MT0 is a family of multilingual text-to-text transformer models, designed for zero-shot cross-lingual generalization [Paper: Crosslingual Generalization through Multitask Finetuning].

These models are fine-tuned versions of Google’s MT5 architecture, and at inference time, they work based on prefix instructions such as “Translate English to French: <input_sentence>”. The MT0 family includes multiple variants, which differ in size and parameter count, ranging from 300M to 13.9B parameters. Please check the HuggingFace model card for exact list of supported languages.

Mistral 7B Instruct

The mistralai/Mistral-7B-Instruct-v0.3 Large Language Model (LLM) is an instruct fine-tuned version of the Mistral-7B-v0.3.

The model has 7.25B parameters (BF16), and the model size is 14.5GB.

GPT-4o Mini and GPT-4o

The GPT-4o Mini and GPT-4o models are causal language models developed by OpenAI.

There are no summarization-specific parameters for these models.

Deepseek-V3 and Deepseek-R1

DeepSeek-V3 is a general-purpose LLM with a Mixture-of-Experts (MoE) architecture, featuring 671B parameters (37B activated per token) for NLP tasks like text generation, translation, and summarization. DeepSeek-R1 is a reasoning model built on top of DeepSeek-V3, trained with reinforcement learning for advanced chain-of-thought reasoning and error correction.

Ministral 8B

The Ministral 8B model is an open, causal language model developed by Mistral AI. It is a small but powerful edge model.

Mistral 7B Instruct Llamafile

The mistralai/Mistral-7B-Instruct-v0.2 model is a causal language model developed by Mistral AI, packaged as a llamafile. A llamafile is an executable LLM that you can run on your own computer. It contains the weights for a given open LLM, as well as everything needed to actually run that model on your computer. There’s nothing to install or configure.

Reference Models

Before you jump into evaluating datasets, you should consider the following importance of quality ground-truth and annotations.

Ground-truth would be the actual, expected output or correct answer in for a given task (such as summarization), serving as a reference to compare the model’s predictions. Typically, a human with enough expertise in the task will annotate or label a dataset with those references for each sample (for example, an acceptable summary of the input text).

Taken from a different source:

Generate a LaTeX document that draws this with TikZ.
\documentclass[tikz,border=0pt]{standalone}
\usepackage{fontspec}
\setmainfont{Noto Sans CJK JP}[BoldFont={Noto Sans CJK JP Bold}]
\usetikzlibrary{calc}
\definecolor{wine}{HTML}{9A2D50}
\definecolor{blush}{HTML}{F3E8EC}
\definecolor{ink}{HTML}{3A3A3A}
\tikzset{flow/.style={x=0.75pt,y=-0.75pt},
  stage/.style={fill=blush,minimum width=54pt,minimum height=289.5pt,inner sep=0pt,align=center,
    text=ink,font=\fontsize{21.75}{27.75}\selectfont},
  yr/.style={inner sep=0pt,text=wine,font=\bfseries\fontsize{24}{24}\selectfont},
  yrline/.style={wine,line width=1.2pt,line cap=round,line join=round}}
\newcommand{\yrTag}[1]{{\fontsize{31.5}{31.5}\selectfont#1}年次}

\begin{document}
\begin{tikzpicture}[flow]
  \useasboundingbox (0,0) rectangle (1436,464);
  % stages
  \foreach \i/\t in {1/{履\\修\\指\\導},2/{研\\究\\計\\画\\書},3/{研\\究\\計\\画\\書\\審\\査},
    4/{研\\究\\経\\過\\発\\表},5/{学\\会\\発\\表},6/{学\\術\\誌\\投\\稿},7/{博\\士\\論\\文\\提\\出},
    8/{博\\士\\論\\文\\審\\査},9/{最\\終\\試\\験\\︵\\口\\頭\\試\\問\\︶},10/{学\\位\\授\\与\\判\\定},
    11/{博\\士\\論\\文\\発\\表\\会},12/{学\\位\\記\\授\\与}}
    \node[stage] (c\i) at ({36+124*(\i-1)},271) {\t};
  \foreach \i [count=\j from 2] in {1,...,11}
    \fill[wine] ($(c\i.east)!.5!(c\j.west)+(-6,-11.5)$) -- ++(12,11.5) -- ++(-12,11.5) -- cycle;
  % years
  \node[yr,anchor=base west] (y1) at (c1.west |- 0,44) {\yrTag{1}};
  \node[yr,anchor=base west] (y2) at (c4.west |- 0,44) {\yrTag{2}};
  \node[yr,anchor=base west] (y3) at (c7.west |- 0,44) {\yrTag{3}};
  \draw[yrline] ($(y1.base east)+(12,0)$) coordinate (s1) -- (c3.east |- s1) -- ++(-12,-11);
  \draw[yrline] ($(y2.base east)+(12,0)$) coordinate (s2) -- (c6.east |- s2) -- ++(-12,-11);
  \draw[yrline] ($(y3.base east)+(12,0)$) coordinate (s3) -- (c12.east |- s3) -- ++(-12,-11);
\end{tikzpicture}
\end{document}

To evaluate a model as reliably as possible, we encourage using human-provided ground-truth to compare against. Failing that, Lumigator enables the user to do automatic annotation with a well tested model (BART for summarization task). Automatic annotation for translation task is currently not supported.

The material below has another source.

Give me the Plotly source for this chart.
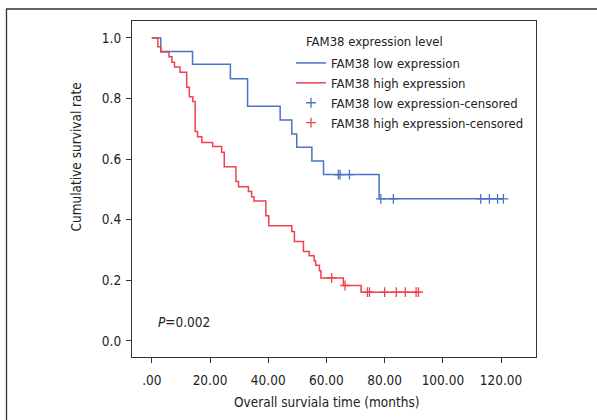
import plotly.graph_objects as go

# ---- data ----
low_times = [0.0, 3.1, 14.0, 27.0, 32.9, 44.1, 48.1, 49.8, 55.0, 59.0, 78.1]
low_surv = [1.0, 0.955, 0.913, 0.865, 0.775, 0.729, 0.683, 0.639, 0.594, 0.549, 0.469]
low_end = 120.8
low_cens_t = [64.1, 64.7, 67.9, 78.7, 83.0, 113.0, 116.0, 118.8, 120.8]
low_cens_s = [0.549, 0.549, 0.549, 0.469, 0.469, 0.469, 0.469, 0.469, 0.469]

high_times = [0.0, 2.1, 3.1, 5.9, 6.9, 7.8, 9.7, 12.0, 12.9, 14.1, 14.9, 15.7, 17.2,
              20.9, 24.0, 24.9, 28.9, 29.8, 33.2, 34.3, 35.1, 39.2, 40.2, 48.1, 49.0,
              52.1, 54.1, 55.8, 56.3, 57.6, 58.1, 65.8, 71.9]
high_surv = [1.0, 0.971, 0.954, 0.938, 0.92, 0.904, 0.887, 0.837, 0.806, 0.79, 0.691,
             0.674, 0.655, 0.642, 0.623, 0.575, 0.526, 0.509, 0.493, 0.476, 0.462,
             0.413, 0.38, 0.361, 0.328, 0.295, 0.281, 0.264, 0.25, 0.232, 0.208,
             0.183, 0.161]
high_end = 91.6
high_cens_t = [61.8, 66.4, 74.1, 74.8, 80.0, 84.0, 87.1, 90.8, 91.6]
high_cens_s = [0.208, 0.183, 0.161, 0.161, 0.161, 0.161, 0.161, 0.161, 0.161]

x_tickvals = [0, 20, 40, 60, 80, 100, 120]
x_ticktext = [".00", "20.00", "40.00", "60.00", "80.00", "100.00", "120.00"]
y_tickvals = [0.0, 0.2, 0.4, 0.6, 0.8, 1.0]

series_names = ["FAM38 low expression", "FAM38 high expression",
                "FAM38 low expression-censored", "FAM38 high expression-censored"]
legend_title = "FAM38 expression level"

BLUE = "#4a72c8"
RED = "#f2404e"
FONT = "DejaVu Sans Condensed, Liberation Sans Narrow, sans-serif"
TXT = "#222222"
FS = 13.5
FL = 13

fig = go.Figure()
fig.add_trace(go.Scatter(x=low_times + [low_end], y=low_surv + [low_surv[-1]],
                         mode="lines", line=dict(color=BLUE, width=1.5, shape="hv"),
                         name=series_names[0]))
fig.add_trace(go.Scatter(x=high_times + [high_end], y=high_surv + [high_surv[-1]],
                         mode="lines", line=dict(color=RED, width=1.5, shape="hv"),
                         name=series_names[1]))
fig.add_trace(go.Scatter(x=low_cens_t, y=low_cens_s, mode="markers",
                         marker=dict(symbol="cross-thin", size=7,
                                     line=dict(color=BLUE, width=1.3)),
                         name=series_names[2]))
fig.add_trace(go.Scatter(x=high_cens_t, y=high_cens_s, mode="markers",
                         marker=dict(symbol="cross-thin", size=7,
                                     line=dict(color=RED, width=1.3)),
                         name=series_names[3]))

L, R, T, B = 132, 61, 21, 63
W, H = 597, 420
pw, ph = W - L - R, H - T - B

def px_x(p):
    return (p - L) / pw

def px_y(p):
    return (H - B - p) / ph

fig.update_layout(
    width=W, height=H,
    margin=dict(l=L, r=R, t=T, b=B, pad=0),
    paper_bgcolor="white", plot_bgcolor="white",
    font=dict(family=FONT, size=FS, color=TXT),
    showlegend=True,
    legend=dict(
        x=px_x(291), y=px_y(48), xanchor="left", yanchor="top",
        bgcolor="rgba(0,0,0,0)", borderwidth=0,
        font=dict(size=FL, color=TXT), tracegroupgap=0, itemwidth=30,
    ),
    xaxis=dict(range=[-6.8, 132], tickvals=x_tickvals, ticktext=x_ticktext,
               showgrid=False, zeroline=False, showline=True, linecolor="#333",
               linewidth=1.3, mirror=True, ticks="outside", ticklen=5,
               tickcolor="#333", tickfont=dict(size=FS, color=TXT),
               ticklabelstandoff=6),
    yaxis=dict(range=[-0.053, 1.056], tickvals=y_tickvals, tickformat=".1f",
               showgrid=False, zeroline=False, showline=True, linecolor="#333",
               linewidth=1.3, mirror=True, ticks="outside", ticklen=5,
               tickcolor="#333", tickfont=dict(size=FS, color=TXT),
               ticklabelstandoff=2),
    annotations=[
        dict(text=legend_title, xref="paper", yref="paper",
             x=px_x(304), y=px_y(41.7), xanchor="left", yanchor="middle",
             showarrow=False, font=dict(size=FL, color=TXT)),
        dict(text="Overall surviala time (months)", xref="paper", yref="paper",
             x=px_x(326.7), y=px_y(401.7), xanchor="center", yanchor="middle",
             showarrow=False, font=dict(size=FS, color=TXT)),
        dict(text="Cumulative survival rate", xref="paper", yref="paper",
             x=px_x(75), y=px_y(157.5), xanchor="center", yanchor="middle",
             textangle=-90, showarrow=False, font=dict(size=FS, color=TXT)),
        dict(text="<i>P</i>=0.002", xref="paper", yref="paper",
             x=px_x(156), y=px_y(321.7), xanchor="left", yanchor="middle",
             showarrow=False, font=dict(size=FS, color=TXT)),
    ],
    shapes=[
        dict(type="line", xref="paper", yref="paper", x0=px_x(6.5), x1=px_x(6.5),
             y0=px_y(9), y1=px_y(425), line=dict(color="#333", width=1.3)),
        dict(type="line", xref="paper", yref="paper", x0=px_x(6), x1=px_x(600),
             y0=px_y(9), y1=px_y(9), line=dict(color="#333", width=1.3)),
    ],
)

fig.write_html("out.html")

You can do this through the API, using one of Lumigator jobs: /jobs/annotate.

cURL

user@host:~/lumigator$
curl -X 'POST' \
  'http://localhost:8000/api/v1/jobs/annotate/' \
  -H 'accept: application/json' \
  -H 'Content-Type: application/json' \
  -d '{
  "name": "test_annotate",
  "description": "annotate",
  "dataset": "3fa85f64-5717-4562-b3fc-2c963f66afa6",
  "max_samples": -1,
  "task": "summarization"
}'

Under the hood, this will launch an inference job with the reference model for summarization (BART, described above).